I think that it’s incredibly easy for politicians, for businesspeople to criticize the media. In those Goldman e-mails I was telling you about that I enjoyed so much on Saturday there’s a great line where Lucas van Praag, the Goldman spokesman, is sending an e- mail to his bosses, and he says, “This story will have balance.” And then he puts in brackets, “i.e., something we don’t like.”
I’m not accusing Rush Limbaugh of being guilty of too much balance, but I do think blaming the media is a very weak thing for politicians and businesspeople to do. And I think we in the media should really be pretty, pretty careful before we agree with the criticism.
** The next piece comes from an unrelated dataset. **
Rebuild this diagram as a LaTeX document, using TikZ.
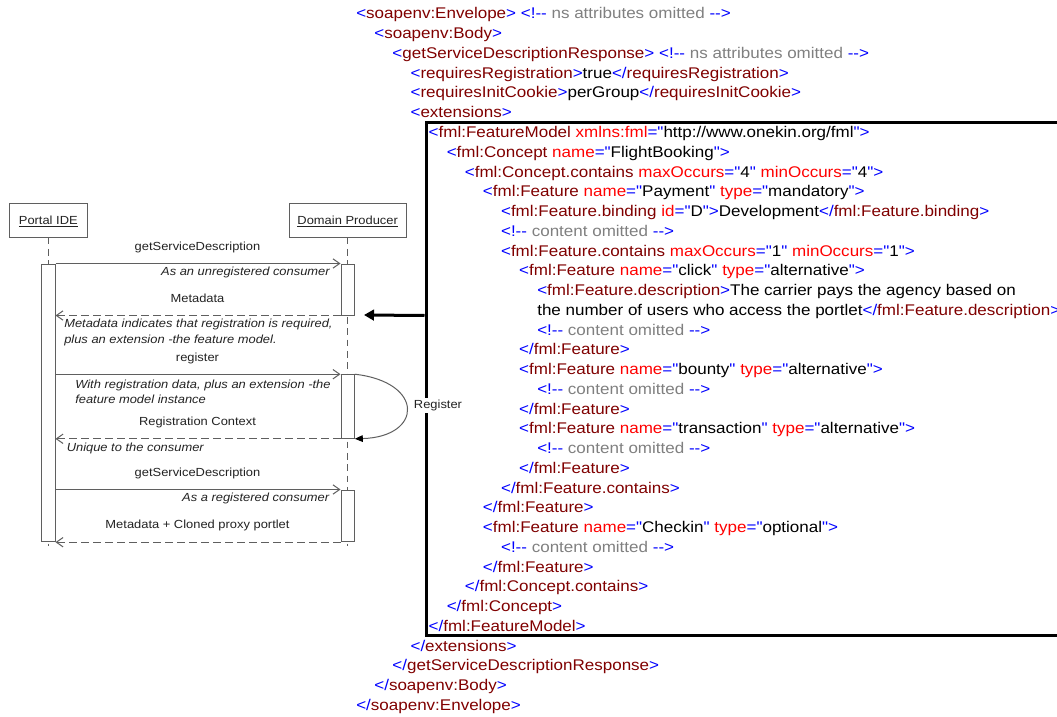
\documentclass[tikz,border=0pt]{standalone}
\usepackage{fontspec}
\setmainfont[FakeStretch=1.1]{Liberation Sans}
\usetikzlibrary{arrows.meta,fit}

\definecolor{xblue}{RGB}{0,0,255}
\definecolor{xmaroon}{RGB}{128,0,0}
\definecolor{xred}{RGB}{255,0,0}
\definecolor{xgray}{RGB}{128,128,128}
\definecolor{seqline}{RGB}{95,95,95}
\definecolor{seqtext}{RGB}{35,35,35}

% listing font loaded without any character mapping, so " and -- stay literal
\font\xmlfnt="Liberation Sans:extend=1.1" at 11.6pt
\newcommand\seqsize{\fontsize{8.8pt}{10pt}\selectfont}

% XML markup helpers
\newcommand\xop[1]{\textcolor{xblue}{<}\textcolor{xmaroon}{#1}}
\newcommand\xcl[1]{\textcolor{xblue}{</}\textcolor{xmaroon}{#1}\textcolor{xblue}{>}}
\newcommand\xgt{\textcolor{xblue}{>}}
\newcommand\xat[2]{\ \textcolor{xred}{#1}\textcolor{xblue}{="}#2\textcolor{xblue}{"}}
\newcommand\xcm[1]{\textcolor{xblue}{<!--}\ \textcolor{xgray}{#1}\ \textcolor{xblue}{-->}}
% one XML line: level, line number, content
\newcommand\xline[3]{\node[xml] (x#2) at ({356+18.1*#1},{19+19.75*(#2-1)}) {#3};}

\tikzset{
  xml/.style={anchor=base west, inner sep=0pt, font=\xmlfnt, text=black},
  lifebox/.style={draw=seqline, fill=white, line width=0.75pt, inner sep=0pt},
  act/.style={draw=seqline, fill=white, line width=0.75pt, inner sep=0pt},
  lifeline/.style={draw=seqline, line width=0.75pt, dash pattern=on 5pt off 3.5pt},
  call/.style={draw=seqline, line width=0.75pt, -{Straight Barb[length=5pt,width=7pt]}},
  reply/.style={call, dash pattern=on 6pt off 3pt},
  selfcall/.style={draw=seqline, line width=0.75pt, -{Triangle[length=6pt,width=5pt,color=black]}},
  lbl/.style={text=seqtext, font=\seqsize, inner sep=0pt},
  note/.style={lbl, font=\seqsize\itshape},
  fmframe/.style={draw=black, line width=2.25pt, inner sep=0pt},
  bigarrow/.style={draw=black, line width=2.25pt, -{Triangle[length=7.5pt,width=8pt]}},
}

\begin{document}
\begin{tikzpicture}[x=0.75pt, y=-0.75pt]
\useasboundingbox (0,0) rectangle (1057,717);
\fill[white] (0,0) rectangle (1057,717);
\clip (0,0) rectangle (1057,717);

% ---------- SOAP response listing ----------
\xline{0}{1}{\xop{soapenv:Envelope}\xgt\ \xcm{ns attributes omitted}}
\xline{1}{2}{\xop{soapenv:Body}\xgt}
\xline{2}{3}{\xop{getServiceDescriptionResponse}\xgt\ \xcm{ns attributes omitted}}
\xline{3}{4}{\xop{requiresRegistration}\xgt true\xcl{requiresRegistration}}
\xline{3}{5}{\xop{requiresInitCookie}\xgt perGroup\xcl{requiresInitCookie}}
\xline{3}{6}{\xop{extensions}\xgt}
\xline{4}{7}{\xop{fml:FeatureModel}\xat{xmlns:fml}{http://www.onekin.org/fml}\xgt}
\xline{5}{8}{\xop{fml:Concept}\xat{name}{FlightBooking}\xgt}
\xline{6}{9}{\xop{fml:Concept.contains}\xat{maxOccurs}{4}\xat{minOccurs}{4}\xgt}
\xline{7}{10}{\xop{fml:Feature}\xat{name}{Payment}\xat{type}{mandatory}\xgt}
\xline{8}{11}{\xop{fml:Feature.binding}\xat{id}{D}\xgt Development\xcl{fml:Feature.binding}}
\xline{8}{12}{\xcm{content omitted}}
\xline{8}{13}{\xop{fml:Feature.contains}\xat{maxOccurs}{1}\xat{minOccurs}{1}\xgt}
\xline{9}{14}{\xop{fml:Feature}\xat{name}{click}\xat{type}{alternative}\xgt}
\xline{10}{15}{\xop{fml:Feature.description}\xgt The carrier pays the agency based on}
\xline{10}{16}{the number of users who access the portlet\xcl{fml:Feature.description}}
\xline{10}{17}{\xcm{content omitted}}
\xline{9}{18}{\xcl{fml:Feature}}
\xline{9}{19}{\xop{fml:Feature}\xat{name}{bounty}\xat{type}{alternative}\xgt}
\xline{10}{20}{\xcm{content omitted}}
\xline{9}{21}{\xcl{fml:Feature}}
\xline{9}{22}{\xop{fml:Feature}\xat{name}{transaction}\xat{type}{alternative}\xgt}
\xline{10}{23}{\xcm{content omitted}}
\xline{9}{24}{\xcl{fml:Feature}}
\xline{8}{25}{\xcl{fml:Feature.contains}}
\xline{7}{26}{\xcl{fml:Feature}}
\xline{7}{27}{\xop{fml:Feature}\xat{name}{Checkin}\xat{type}{optional}\xgt}
\xline{8}{28}{\xcm{content omitted}}
\xline{7}{29}{\xcl{fml:Feature}}
\xline{6}{30}{\xcl{fml:Concept.contains}}
\xline{5}{31}{\xcl{fml:Concept}}
\xline{4}{32}{\xcl{fml:FeatureModel}}
\xline{3}{33}{\xcl{extensions}}
\xline{2}{34}{\xcl{getServiceDescriptionResponse}}
\xline{1}{35}{\xcl{soapenv:Body}}
\xline{0}{36}{\xcl{soapenv:Envelope}}

% frame around the feature model
\node[fmframe, fit={(426,123)(1075,635)}] (fm) {};

% ---------- sequence diagram ----------
\node[lifebox, fit={(9,203)(87,237)}] (pide) {};
\node[lbl, anchor=base] (pidet) at (48.3,224) {\underline{Portal IDE}};
\node[lifebox, fit={(289,203)(406,237)}] (dpb) {};
\node[lbl, anchor=base] (dpbt) at (347.7,224) {\underline{Domain Producer}};

\coordinate (pend) at (48.3,546);
\coordinate (dend) at (347.7,546);
\draw[lifeline] (pidet |- pide.south) -- (pend);
\draw[lifeline] (dpbt |- dpb.south) -- (dend);

\node[act, fit={(41.7,264)(55,541)}] (pa) {};
\node[act, fit={(341,264)(354.3,315)}] (d1) {};
\node[act, fit={(341,374.7)(354.3,438.3)}] (d2) {};
\node[act, fit={(341,490)(354.3,541.7)}] (d3) {};

\draw[call]  (pa.east |- d1.north west) -- (d1.north west);
\draw[reply] (d1.south west) -- (pa.east |- d1.south west);
\draw[call]  (pa.east |- d2.north west) -- (d2.north west);
\draw[reply] (d2.south west) -- (pa.east |- d2.south west);
\draw[call]  (pa.east |- d3.north west) -- (d3.north west);
\draw[reply] (d3.south west) -- (pa.east |- d3.south west);

\draw[selfcall] (d2.north east) .. controls +(70,8) and +(68,-2) .. (d2.south east);

\node[lbl, anchor=base] (m1) at (197.5,250.7) {getServiceDescription};
\node[note, anchor=base east] (n1) at (330,275) {As an unregistered consumer};
\node[lbl, anchor=base] (m2) at (197.5,302.3) {Metadata};
\node[note, anchor=base west] (n2a) at (64,327.3) {Metadata indicates that registration is required,};
\node[note, anchor=base west] (n2b) at (64,343.3) {plus an extension -the feature model.};
\node[lbl, anchor=base] (m3) at (197.5,361.7) {register};
\node[note, anchor=base west] (n3a) at (75,388.3) {With registration data, plus an extension -the};
\node[note, anchor=base west] (n3b) at (75,403.3) {feature model instance};
\node[lbl, anchor=base] (m4) at (197.5,425) {Registration Context};
\node[note, anchor=base west] (n4) at (66.5,451.7) {Unique to the consumer};
\node[lbl, anchor=base] (m5) at (197.5,476.7) {getServiceDescription};
\node[note, anchor=base east] (n5) at (329.5,501.7) {As a registered consumer};
\node[lbl, anchor=base] (m6) at (197.5,528.3) {Metadata + Cloned proxy portlet};

% link from the feature model to the metadata reply
\coordinate (tip) at (364,315);
\draw[bigarrow] (fm.west |- d1.south) -- (tip);

\node[lbl, anchor=base, fill=white, inner sep=1.5pt] (reg) at (438,408.5) {Register};
\end{tikzpicture}
\end{document}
Obviously, to call — openly call for violence openly is illegal. People shouldn’t be doing that. But to just use heated language, I think you hear that on both sides of the debate. And on the left you’re hearing that a lot directed towards Goldman Sachs right now. …
WALSH: Look, you guys, I went up trying to have a civil debate with Bill O’Reilly almost a year ago, where he told me I personally had blood on my hands. I got thousands, thousands — literally thousands of e- mails from people wishing that my mother had aborted me, that I had aborted my daughter. I have personally experienced the demonization of the right, and I think it’s just of an order of magnitude different.
You can go on comment boards on Salon or “The Huffington Post.” People love to do that. There’s somebody anonymous saying something awful. But the fact is, the right makes a business out of incendiary rhetoric that personally demonizes Democratic lawmakers and pundits. And it doesn’t happen that way on the left.
KURTZ: A brief response from Amy and I need to move on.
HOLMES: I would say that it does happen that way on the left. I read plenty of it about myself, about other people in public life. And unfortunately, when people get to be anonymous they get to say very ugly things.
Perhaps Walsh took an eight-year vacation during the Bush administration, when the Left demonized the President and most of his administration in terms at least as ugly as anything said in the last fifteen months. No one seemed to worry about violence then, even when protests actually resulted in violence, such as at the 2008 Republican convention or at the WTO talks over the years. Clinton himself must have pulled a Rip Van Winkle over that time, too, which all of the national media giving him a platform for this ridiculous meme have passed on mentioning as part of their coverage.